Markov Decision Processes

Component Description
S Set of states
Actions(S) Set of actions available in each state
P(s' | s, a) Transition model
R(s, a, s') Reward function

Q-Learning

Uses a function Q(s, a) estimating the value of taking action a in state s.

Update rule:

Q(s, a) ← Q(s, a) + α(new value estimate − Q(s, a))

  • α (alpha): Learning rate — controls how quickly new estimates override old ones
  • Future rewards incorporate the highest estimated value of the next state's actions

Explore vs. Exploit Tradeoff

Greedy decision-making: Always selects the action with the highest Q-value. Prevents discovering potentially better routes.

ε-greedy algorithm: - With probability 1 − ε: exploit (choose best known action) - With probability ε: explore (choose randomly)
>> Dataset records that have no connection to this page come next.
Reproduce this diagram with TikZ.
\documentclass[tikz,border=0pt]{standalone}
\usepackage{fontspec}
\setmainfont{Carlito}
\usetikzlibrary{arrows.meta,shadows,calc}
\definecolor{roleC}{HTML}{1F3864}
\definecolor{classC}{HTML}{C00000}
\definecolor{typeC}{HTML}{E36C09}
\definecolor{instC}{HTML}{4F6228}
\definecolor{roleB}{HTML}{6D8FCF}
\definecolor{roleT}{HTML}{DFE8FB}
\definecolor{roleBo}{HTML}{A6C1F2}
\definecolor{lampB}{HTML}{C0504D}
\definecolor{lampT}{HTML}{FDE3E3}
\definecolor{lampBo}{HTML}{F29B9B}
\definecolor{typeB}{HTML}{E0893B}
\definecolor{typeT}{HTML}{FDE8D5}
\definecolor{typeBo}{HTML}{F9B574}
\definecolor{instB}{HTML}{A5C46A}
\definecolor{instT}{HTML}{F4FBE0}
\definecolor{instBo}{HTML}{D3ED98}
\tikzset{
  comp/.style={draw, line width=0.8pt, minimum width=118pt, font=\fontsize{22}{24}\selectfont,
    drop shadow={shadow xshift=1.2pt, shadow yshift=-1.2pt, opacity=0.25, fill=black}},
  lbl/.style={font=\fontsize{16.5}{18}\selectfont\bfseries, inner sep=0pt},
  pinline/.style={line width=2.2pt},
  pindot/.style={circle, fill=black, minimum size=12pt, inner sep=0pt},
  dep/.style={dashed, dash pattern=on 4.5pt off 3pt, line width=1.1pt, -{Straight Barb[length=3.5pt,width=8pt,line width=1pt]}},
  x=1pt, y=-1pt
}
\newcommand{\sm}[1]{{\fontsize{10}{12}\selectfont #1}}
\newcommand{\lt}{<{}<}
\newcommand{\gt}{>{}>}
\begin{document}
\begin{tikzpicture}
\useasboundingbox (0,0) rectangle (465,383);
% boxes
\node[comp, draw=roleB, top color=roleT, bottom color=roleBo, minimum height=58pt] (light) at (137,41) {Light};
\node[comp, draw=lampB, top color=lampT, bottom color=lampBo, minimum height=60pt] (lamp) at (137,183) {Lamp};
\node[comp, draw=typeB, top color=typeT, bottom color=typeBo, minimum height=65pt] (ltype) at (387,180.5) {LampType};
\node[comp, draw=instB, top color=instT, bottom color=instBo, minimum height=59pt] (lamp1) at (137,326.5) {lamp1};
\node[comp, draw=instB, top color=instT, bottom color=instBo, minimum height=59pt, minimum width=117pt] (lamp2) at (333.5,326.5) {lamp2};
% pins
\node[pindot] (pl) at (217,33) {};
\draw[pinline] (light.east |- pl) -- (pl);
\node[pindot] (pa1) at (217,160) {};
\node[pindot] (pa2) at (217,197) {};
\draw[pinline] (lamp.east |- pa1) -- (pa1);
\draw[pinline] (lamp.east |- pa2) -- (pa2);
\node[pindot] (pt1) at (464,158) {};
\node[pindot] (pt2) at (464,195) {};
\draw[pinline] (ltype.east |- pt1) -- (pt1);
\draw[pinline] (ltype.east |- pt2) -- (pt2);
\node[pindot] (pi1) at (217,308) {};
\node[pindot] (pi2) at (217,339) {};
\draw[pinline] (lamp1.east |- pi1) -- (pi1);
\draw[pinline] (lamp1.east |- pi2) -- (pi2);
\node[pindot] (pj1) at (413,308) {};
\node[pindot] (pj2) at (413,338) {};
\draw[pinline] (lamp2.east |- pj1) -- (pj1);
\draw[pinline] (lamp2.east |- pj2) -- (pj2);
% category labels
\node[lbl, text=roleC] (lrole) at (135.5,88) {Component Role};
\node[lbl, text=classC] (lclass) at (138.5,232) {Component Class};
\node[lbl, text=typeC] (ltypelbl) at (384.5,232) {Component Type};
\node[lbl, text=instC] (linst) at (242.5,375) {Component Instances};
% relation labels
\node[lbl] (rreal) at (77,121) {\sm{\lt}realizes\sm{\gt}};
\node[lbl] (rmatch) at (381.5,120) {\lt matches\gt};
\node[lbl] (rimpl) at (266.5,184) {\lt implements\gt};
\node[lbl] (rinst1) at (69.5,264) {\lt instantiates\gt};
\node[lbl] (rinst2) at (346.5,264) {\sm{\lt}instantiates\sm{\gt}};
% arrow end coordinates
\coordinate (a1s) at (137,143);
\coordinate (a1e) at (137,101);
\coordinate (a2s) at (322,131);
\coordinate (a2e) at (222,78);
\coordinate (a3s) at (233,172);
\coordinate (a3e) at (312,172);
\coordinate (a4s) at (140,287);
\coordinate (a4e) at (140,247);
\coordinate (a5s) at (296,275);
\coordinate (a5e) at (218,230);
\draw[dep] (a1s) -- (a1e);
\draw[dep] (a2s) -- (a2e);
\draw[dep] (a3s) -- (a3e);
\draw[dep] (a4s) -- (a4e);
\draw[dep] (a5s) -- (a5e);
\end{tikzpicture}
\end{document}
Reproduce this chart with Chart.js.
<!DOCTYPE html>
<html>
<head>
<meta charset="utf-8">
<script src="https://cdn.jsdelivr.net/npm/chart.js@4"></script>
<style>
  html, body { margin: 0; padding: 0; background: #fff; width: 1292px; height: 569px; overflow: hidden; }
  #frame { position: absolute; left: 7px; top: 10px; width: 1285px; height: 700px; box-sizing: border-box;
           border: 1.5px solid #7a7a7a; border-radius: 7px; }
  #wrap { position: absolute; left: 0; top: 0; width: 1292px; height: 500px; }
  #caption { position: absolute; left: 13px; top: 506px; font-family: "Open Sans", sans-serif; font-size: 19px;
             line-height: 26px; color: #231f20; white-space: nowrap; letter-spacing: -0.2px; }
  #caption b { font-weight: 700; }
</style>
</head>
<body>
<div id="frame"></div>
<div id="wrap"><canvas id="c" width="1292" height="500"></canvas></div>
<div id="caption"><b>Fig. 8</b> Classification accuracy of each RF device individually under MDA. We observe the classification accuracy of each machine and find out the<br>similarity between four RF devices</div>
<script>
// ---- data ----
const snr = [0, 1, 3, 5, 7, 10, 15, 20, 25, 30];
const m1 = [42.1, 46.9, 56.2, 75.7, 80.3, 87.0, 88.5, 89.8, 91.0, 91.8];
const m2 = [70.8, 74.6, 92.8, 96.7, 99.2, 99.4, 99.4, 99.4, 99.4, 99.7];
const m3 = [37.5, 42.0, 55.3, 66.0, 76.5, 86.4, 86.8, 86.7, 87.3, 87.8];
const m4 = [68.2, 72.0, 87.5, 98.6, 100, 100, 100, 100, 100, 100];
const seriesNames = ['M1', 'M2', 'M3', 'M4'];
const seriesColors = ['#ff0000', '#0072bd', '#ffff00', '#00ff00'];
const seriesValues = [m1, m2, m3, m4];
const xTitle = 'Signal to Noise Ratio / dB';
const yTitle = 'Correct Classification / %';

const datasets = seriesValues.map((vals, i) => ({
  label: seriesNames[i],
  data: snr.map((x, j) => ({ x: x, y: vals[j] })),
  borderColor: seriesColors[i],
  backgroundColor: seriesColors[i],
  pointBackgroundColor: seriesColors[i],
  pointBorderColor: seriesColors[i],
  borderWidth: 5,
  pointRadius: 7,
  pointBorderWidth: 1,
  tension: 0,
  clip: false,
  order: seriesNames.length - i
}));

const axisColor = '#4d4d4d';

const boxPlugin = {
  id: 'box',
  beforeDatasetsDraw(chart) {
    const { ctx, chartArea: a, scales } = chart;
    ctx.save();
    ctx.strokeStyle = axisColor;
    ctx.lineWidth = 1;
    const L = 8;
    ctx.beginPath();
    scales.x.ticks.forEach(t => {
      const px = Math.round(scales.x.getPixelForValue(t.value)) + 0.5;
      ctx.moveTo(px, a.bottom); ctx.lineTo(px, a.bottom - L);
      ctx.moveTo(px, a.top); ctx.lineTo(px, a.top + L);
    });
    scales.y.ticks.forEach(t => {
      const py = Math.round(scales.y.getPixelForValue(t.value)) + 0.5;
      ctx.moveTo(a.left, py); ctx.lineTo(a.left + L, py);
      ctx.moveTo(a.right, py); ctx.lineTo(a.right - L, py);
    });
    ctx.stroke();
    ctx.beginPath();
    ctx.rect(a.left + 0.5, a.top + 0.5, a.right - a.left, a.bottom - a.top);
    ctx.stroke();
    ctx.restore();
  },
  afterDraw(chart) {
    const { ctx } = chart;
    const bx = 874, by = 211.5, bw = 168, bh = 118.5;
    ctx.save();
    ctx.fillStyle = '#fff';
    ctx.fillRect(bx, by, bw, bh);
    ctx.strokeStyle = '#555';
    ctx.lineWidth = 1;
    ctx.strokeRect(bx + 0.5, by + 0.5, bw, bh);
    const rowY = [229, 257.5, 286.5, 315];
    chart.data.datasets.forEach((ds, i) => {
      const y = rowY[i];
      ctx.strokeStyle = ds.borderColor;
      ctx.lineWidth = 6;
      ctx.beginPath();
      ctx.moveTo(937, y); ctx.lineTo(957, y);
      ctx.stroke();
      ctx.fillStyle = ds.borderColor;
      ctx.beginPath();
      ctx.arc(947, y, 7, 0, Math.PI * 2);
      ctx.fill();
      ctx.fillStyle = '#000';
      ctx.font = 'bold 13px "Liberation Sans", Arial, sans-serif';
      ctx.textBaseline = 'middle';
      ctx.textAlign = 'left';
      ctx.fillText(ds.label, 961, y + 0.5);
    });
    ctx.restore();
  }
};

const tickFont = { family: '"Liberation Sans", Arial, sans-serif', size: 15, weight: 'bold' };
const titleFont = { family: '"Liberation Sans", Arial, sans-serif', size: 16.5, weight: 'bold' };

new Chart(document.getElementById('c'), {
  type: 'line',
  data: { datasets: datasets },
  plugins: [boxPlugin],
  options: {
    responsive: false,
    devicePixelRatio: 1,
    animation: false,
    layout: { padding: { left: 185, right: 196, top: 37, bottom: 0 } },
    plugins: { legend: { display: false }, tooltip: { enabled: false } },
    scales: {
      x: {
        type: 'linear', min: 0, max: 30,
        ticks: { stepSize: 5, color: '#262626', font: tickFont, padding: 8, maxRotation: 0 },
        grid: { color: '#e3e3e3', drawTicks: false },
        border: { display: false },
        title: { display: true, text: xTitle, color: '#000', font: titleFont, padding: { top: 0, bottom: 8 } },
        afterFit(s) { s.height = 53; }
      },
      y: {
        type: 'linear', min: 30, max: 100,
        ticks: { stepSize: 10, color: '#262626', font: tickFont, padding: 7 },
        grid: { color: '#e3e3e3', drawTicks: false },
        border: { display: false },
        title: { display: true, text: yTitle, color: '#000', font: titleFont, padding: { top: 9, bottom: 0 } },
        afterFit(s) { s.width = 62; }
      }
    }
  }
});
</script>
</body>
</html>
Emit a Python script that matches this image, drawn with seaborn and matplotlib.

Function approximation: Enables Q-Learning in complex domains (like chess) by approximating Q-values using features rather than storing every state-action pair.


Unsupervised Learning

Finds patterns in unlabeled input data — no pre-assigned classifications.

k-Means Clustering

Groups similar data points together:

  1. Randomly place k cluster centers
  2. Assign each point to its nearest cluster center
  3. Move each center to the mean of its assigned points
  4. Repeat steps 2–3 until no point changes clusters (equilibrium)

Partitions data into k groups based on spatial similarity.